Entries:
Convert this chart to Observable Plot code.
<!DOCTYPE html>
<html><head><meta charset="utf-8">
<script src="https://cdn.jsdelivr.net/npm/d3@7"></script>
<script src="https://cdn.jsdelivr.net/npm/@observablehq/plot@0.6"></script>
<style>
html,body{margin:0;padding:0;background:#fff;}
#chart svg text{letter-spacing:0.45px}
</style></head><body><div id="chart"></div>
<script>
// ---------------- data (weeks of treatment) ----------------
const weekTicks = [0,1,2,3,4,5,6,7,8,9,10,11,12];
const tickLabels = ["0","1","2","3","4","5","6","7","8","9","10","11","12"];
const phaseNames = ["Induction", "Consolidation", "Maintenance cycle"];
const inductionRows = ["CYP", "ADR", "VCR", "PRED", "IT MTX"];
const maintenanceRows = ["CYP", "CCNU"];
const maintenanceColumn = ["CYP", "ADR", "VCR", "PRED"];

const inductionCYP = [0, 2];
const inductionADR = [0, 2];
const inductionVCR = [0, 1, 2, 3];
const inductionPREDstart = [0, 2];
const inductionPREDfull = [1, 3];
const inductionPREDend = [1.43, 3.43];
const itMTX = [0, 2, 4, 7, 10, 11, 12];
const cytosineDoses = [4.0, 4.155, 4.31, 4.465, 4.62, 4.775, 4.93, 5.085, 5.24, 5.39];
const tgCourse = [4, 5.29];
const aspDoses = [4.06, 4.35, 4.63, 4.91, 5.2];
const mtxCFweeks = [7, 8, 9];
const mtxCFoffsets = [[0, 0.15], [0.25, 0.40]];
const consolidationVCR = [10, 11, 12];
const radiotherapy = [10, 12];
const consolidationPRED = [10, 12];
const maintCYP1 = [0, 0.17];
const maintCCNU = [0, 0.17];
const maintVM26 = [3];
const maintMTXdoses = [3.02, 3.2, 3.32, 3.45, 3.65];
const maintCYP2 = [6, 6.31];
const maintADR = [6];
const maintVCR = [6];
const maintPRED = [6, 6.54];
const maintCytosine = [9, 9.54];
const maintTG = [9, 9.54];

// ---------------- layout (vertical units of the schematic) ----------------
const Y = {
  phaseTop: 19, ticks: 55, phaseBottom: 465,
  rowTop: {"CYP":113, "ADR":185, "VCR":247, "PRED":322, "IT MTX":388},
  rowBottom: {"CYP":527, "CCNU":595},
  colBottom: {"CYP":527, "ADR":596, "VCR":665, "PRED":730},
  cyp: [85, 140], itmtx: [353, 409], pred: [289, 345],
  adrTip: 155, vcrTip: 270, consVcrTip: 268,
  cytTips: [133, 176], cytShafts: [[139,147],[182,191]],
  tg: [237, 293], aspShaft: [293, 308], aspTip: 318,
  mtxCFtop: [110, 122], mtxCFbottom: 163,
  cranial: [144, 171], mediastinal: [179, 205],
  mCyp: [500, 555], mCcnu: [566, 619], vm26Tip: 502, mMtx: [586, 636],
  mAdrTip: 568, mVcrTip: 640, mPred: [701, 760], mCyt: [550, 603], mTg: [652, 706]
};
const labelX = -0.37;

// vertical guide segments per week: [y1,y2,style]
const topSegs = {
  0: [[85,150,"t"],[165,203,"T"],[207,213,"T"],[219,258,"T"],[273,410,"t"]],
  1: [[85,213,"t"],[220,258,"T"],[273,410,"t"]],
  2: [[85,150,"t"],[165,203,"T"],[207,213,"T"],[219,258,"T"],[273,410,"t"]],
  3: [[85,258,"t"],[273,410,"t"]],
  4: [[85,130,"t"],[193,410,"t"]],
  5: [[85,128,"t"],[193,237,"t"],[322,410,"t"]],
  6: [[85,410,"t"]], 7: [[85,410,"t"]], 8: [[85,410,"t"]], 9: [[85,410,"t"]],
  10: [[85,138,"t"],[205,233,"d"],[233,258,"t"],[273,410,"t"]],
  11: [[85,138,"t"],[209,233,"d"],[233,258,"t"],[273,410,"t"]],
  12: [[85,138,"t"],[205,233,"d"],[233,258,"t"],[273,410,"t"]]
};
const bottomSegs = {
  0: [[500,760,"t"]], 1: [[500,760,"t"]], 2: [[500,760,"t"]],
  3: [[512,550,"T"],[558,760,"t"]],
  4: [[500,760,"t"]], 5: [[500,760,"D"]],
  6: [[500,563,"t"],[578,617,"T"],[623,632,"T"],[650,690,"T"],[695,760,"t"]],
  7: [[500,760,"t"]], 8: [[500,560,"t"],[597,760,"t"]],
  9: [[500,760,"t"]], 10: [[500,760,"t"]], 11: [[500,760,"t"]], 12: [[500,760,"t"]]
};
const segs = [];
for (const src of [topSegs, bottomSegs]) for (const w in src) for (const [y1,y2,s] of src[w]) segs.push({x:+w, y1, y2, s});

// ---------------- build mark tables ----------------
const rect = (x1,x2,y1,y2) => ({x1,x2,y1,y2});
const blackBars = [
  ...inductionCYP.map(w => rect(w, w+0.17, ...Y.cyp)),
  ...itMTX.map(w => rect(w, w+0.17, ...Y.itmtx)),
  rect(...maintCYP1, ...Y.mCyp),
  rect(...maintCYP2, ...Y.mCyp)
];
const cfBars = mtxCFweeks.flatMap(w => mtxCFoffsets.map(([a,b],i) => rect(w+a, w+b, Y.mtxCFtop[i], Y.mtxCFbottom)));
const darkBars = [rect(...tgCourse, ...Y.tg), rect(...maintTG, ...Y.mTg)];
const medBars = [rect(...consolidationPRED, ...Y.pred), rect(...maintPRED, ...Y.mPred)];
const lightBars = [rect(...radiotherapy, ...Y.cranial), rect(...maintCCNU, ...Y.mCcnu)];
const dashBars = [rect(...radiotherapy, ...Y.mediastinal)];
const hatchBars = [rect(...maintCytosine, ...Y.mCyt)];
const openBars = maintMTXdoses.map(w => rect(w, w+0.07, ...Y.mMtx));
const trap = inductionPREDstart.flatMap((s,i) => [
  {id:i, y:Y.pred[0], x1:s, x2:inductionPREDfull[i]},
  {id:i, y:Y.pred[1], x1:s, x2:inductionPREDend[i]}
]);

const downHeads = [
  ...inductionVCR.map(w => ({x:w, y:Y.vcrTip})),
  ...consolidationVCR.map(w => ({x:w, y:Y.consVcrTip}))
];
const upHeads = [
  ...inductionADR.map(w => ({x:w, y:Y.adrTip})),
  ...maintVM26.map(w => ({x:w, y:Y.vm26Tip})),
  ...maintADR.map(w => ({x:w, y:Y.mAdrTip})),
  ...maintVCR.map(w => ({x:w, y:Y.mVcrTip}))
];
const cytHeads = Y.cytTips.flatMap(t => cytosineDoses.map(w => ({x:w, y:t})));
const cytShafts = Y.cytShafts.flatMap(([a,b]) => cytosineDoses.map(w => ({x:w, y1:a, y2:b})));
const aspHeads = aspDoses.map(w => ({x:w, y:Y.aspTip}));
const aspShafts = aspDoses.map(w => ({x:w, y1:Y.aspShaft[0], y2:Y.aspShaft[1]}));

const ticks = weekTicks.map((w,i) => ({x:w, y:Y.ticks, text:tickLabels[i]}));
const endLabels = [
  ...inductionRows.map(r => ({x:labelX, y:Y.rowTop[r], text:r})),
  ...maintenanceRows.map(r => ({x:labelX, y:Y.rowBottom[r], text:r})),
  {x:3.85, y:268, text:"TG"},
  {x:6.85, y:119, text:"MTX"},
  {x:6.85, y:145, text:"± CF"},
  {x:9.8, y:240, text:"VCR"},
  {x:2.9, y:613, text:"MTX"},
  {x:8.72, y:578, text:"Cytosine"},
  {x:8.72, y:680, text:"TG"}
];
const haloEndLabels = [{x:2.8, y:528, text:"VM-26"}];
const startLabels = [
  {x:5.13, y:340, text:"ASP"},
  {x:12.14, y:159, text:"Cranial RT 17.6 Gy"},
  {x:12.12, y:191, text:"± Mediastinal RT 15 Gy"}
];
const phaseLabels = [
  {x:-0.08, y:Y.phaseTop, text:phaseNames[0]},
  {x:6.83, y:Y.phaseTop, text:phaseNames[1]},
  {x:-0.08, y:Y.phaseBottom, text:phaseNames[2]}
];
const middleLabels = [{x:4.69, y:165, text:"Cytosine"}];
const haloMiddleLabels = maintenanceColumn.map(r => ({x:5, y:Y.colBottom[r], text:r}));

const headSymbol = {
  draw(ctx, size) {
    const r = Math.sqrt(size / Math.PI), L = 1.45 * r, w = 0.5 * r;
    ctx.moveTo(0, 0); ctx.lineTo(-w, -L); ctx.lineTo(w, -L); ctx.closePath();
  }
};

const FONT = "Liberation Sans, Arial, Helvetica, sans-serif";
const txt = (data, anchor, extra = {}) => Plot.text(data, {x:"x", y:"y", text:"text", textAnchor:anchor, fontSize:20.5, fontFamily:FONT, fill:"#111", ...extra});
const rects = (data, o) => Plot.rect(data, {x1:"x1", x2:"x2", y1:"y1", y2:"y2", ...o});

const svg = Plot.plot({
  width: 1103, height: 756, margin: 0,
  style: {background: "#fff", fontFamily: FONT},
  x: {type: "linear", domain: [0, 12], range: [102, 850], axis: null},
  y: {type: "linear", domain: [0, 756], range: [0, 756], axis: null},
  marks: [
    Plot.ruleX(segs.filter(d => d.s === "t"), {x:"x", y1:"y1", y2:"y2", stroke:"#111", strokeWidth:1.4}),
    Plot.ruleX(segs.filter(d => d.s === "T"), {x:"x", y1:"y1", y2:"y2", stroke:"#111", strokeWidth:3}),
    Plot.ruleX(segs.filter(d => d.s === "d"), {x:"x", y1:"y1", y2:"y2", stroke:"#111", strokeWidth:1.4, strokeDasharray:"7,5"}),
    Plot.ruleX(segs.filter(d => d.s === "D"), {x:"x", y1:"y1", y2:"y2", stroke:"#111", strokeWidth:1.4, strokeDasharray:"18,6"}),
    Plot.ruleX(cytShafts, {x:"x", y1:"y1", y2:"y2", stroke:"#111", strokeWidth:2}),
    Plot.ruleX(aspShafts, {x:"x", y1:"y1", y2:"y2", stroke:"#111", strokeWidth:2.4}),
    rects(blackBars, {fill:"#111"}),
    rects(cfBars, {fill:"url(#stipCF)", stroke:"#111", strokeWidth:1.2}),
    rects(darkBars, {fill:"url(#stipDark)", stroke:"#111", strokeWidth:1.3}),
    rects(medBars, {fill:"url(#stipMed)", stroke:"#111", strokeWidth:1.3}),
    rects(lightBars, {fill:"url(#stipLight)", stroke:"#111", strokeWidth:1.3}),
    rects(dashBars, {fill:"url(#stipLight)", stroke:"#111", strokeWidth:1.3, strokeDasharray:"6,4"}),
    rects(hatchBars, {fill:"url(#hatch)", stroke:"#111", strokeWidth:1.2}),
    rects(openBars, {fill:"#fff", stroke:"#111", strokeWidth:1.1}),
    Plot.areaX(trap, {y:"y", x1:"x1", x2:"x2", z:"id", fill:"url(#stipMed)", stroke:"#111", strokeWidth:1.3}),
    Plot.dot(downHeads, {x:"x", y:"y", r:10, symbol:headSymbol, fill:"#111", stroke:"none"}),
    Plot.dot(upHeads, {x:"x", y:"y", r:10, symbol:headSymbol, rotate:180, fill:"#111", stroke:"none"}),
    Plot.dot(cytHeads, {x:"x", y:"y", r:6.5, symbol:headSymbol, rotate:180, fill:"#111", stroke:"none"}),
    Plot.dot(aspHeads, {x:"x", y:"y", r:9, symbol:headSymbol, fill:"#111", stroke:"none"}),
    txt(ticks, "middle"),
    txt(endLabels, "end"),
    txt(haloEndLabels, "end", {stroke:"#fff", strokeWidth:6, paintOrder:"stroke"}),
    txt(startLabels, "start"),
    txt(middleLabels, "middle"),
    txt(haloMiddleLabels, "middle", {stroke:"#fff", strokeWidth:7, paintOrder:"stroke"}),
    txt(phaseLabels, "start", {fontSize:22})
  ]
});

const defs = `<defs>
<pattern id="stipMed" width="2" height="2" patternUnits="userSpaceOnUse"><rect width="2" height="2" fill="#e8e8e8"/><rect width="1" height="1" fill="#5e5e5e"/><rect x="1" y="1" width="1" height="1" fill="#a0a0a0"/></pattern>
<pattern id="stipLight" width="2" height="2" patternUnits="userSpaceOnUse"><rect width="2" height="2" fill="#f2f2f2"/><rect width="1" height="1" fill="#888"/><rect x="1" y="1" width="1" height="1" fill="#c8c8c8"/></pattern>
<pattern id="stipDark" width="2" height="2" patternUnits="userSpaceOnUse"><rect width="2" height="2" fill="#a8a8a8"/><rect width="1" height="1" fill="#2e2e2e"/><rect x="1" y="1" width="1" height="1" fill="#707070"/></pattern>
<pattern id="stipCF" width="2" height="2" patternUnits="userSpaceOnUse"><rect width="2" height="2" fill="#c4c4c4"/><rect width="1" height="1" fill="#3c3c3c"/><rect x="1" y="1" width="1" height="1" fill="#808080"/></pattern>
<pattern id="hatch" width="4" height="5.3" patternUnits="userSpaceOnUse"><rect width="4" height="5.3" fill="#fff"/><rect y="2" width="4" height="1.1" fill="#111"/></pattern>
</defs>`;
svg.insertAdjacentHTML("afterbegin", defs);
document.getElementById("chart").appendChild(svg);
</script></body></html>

---

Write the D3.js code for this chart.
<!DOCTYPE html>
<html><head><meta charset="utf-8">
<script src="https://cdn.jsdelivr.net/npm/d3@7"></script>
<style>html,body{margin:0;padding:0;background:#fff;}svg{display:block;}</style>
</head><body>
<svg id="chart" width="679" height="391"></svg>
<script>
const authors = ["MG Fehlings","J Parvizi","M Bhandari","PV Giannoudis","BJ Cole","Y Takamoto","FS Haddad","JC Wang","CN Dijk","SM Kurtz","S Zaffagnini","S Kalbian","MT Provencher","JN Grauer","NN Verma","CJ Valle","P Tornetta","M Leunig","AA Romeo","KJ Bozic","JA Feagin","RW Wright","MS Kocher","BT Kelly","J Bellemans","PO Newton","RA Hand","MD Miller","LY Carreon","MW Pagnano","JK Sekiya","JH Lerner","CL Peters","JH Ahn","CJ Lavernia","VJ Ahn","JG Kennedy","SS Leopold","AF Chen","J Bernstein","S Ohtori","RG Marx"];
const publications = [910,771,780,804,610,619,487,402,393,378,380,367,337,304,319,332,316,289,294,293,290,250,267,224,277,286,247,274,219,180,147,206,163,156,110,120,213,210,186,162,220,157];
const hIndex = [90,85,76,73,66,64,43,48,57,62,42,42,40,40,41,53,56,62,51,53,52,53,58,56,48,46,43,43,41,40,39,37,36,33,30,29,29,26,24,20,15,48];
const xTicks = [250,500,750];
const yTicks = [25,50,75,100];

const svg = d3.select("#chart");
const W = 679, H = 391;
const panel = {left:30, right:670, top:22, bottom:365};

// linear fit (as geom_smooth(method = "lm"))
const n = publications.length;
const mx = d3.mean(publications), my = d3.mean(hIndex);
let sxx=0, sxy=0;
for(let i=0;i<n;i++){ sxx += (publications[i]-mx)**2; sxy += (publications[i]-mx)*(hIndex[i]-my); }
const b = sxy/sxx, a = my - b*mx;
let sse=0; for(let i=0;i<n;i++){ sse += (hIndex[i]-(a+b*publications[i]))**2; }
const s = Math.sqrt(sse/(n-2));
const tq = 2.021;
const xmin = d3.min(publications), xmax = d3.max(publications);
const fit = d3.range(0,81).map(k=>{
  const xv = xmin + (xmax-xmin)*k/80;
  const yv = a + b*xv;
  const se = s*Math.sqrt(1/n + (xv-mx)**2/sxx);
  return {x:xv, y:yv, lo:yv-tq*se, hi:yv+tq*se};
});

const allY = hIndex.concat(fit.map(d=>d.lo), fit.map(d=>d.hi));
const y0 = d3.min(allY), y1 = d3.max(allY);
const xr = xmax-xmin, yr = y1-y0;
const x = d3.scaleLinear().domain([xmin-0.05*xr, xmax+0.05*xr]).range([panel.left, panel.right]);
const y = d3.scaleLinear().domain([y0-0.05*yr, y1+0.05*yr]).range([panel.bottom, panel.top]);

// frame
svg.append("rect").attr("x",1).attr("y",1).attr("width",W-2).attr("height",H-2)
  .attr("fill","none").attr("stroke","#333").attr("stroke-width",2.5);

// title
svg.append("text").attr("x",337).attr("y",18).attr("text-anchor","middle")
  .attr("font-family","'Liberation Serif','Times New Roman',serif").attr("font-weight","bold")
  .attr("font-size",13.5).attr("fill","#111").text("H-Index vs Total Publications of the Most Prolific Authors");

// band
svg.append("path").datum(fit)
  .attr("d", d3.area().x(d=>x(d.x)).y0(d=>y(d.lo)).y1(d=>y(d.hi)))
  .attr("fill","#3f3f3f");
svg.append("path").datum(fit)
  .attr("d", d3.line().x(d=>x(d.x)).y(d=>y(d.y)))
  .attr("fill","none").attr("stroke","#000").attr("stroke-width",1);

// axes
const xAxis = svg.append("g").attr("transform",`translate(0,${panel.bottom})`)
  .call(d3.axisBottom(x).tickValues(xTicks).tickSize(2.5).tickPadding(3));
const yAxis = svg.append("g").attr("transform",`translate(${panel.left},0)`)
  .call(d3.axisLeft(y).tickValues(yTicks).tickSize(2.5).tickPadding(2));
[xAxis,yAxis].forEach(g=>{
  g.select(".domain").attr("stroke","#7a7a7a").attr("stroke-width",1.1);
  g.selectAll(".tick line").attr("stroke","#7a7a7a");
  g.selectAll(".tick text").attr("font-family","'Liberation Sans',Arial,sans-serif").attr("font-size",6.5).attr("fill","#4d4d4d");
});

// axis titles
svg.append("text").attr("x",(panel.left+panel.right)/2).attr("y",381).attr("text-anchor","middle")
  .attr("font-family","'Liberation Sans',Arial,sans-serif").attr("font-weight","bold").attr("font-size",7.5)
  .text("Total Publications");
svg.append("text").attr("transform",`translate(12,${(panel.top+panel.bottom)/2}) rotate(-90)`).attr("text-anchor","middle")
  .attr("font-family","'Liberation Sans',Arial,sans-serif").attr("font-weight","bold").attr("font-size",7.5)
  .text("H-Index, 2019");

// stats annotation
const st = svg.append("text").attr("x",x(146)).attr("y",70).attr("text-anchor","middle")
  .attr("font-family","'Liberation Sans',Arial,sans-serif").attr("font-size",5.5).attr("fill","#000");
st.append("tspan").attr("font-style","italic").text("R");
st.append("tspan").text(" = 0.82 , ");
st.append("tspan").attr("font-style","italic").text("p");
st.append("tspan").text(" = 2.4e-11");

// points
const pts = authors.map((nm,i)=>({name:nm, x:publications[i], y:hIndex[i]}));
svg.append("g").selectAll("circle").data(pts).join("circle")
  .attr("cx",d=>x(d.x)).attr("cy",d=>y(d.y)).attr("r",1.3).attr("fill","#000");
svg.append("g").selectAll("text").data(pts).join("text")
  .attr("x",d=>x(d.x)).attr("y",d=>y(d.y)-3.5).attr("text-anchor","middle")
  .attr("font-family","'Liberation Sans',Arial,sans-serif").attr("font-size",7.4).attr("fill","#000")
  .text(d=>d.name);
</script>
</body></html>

* * *

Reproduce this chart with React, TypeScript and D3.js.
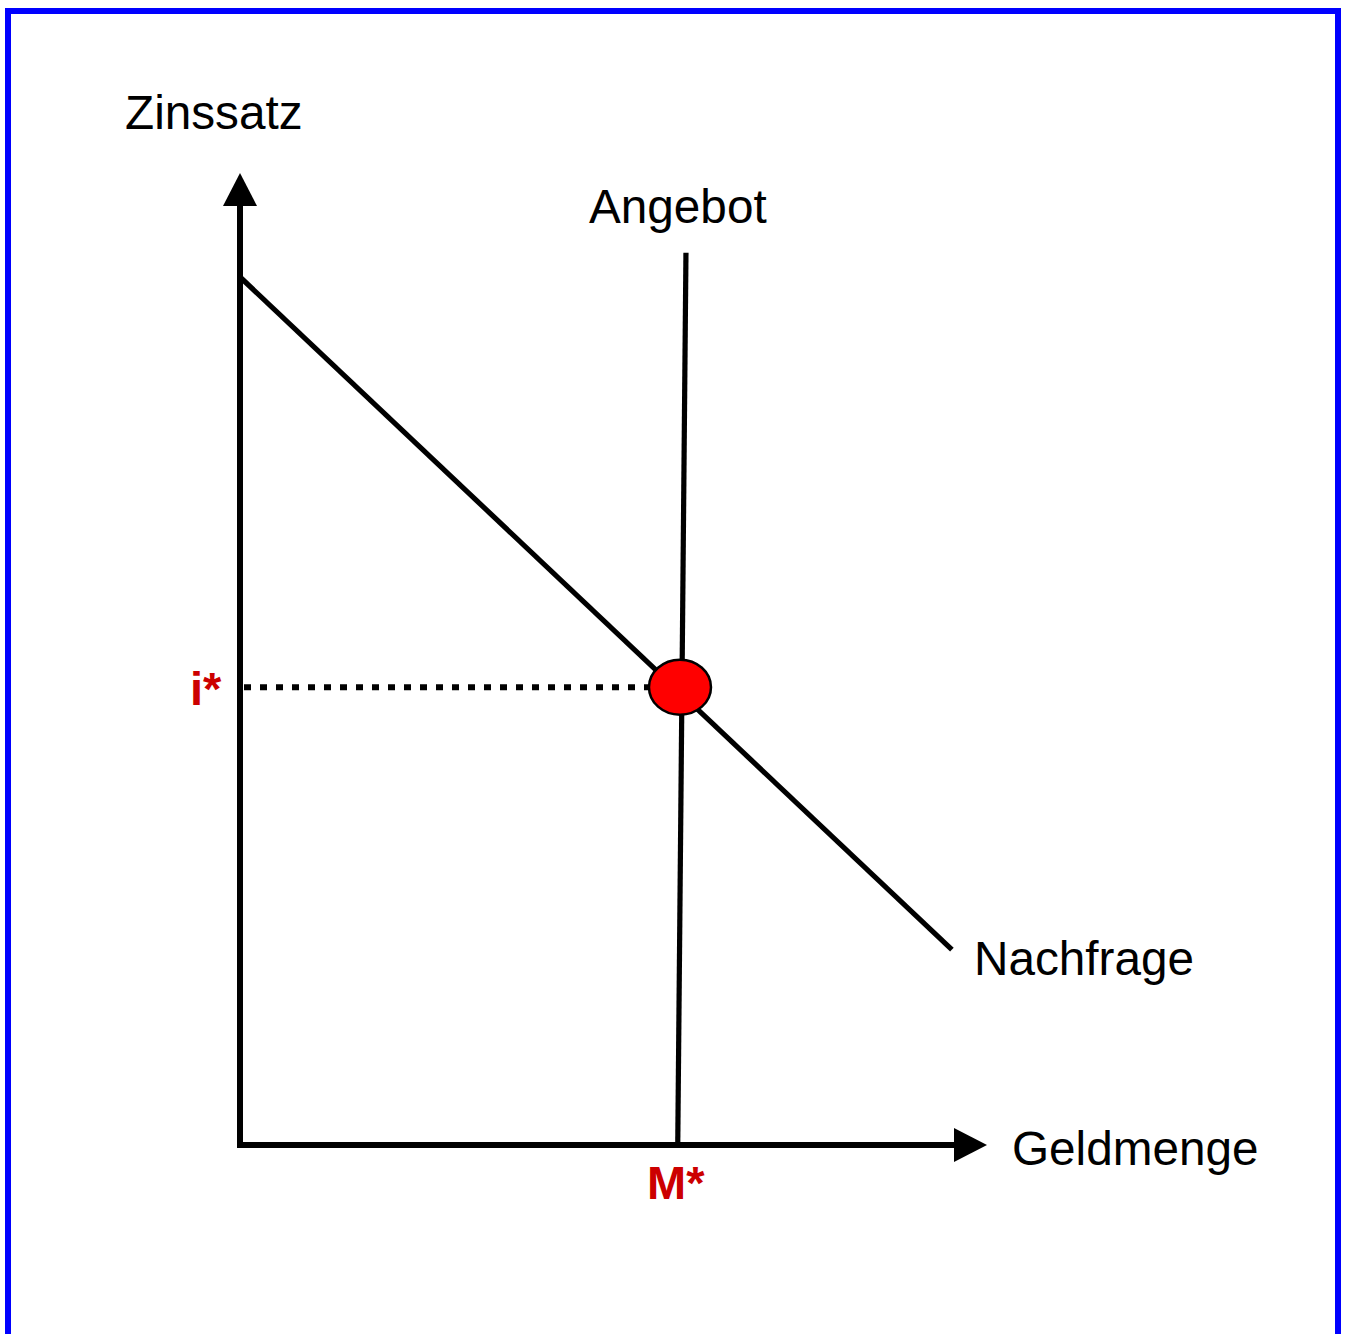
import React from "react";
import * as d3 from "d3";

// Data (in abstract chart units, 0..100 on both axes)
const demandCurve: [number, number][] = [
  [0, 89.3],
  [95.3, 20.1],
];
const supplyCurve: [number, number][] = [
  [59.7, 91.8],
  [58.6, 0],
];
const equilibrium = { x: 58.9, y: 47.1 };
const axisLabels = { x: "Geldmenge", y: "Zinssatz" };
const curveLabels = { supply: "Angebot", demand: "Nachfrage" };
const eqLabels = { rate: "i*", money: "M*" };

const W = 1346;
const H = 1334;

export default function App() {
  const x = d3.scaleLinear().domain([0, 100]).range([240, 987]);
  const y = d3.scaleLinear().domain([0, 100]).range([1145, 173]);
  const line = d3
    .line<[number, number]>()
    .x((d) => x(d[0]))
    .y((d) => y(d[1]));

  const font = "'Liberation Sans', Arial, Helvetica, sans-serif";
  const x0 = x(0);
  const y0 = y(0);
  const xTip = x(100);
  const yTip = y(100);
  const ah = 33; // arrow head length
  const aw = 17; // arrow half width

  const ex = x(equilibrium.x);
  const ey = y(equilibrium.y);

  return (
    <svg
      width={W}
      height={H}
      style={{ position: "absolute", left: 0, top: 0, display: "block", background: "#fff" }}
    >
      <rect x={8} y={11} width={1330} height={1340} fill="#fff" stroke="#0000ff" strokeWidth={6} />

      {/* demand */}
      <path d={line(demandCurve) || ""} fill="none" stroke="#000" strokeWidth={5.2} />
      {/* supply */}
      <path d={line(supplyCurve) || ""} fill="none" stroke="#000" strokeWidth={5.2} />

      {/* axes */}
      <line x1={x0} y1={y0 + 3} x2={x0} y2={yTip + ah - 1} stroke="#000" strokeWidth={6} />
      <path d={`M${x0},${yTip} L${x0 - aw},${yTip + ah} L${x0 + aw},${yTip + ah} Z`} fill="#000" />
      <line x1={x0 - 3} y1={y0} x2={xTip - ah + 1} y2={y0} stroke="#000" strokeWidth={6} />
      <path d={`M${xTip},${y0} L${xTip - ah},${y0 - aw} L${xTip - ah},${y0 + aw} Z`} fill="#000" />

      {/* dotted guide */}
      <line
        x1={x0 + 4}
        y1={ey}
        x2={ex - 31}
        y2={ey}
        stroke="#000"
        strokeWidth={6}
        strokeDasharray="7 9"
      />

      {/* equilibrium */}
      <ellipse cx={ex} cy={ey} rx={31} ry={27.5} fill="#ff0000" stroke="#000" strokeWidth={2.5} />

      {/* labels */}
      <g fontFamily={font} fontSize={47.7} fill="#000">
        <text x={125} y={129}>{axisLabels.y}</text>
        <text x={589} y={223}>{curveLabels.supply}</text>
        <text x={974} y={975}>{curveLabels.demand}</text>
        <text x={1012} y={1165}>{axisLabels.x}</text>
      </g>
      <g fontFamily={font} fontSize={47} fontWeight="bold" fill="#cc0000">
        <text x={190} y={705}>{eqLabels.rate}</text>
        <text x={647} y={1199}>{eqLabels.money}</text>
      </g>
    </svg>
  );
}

The task: Repeat exactly, and only, the entries from the line with "Reproduce this chart" through the line with "import * as". Pictures are skipped.

Result:
Reproduce this chart with React, TypeScript and D3.js.
import React from "react";
import * as d3 from "d3";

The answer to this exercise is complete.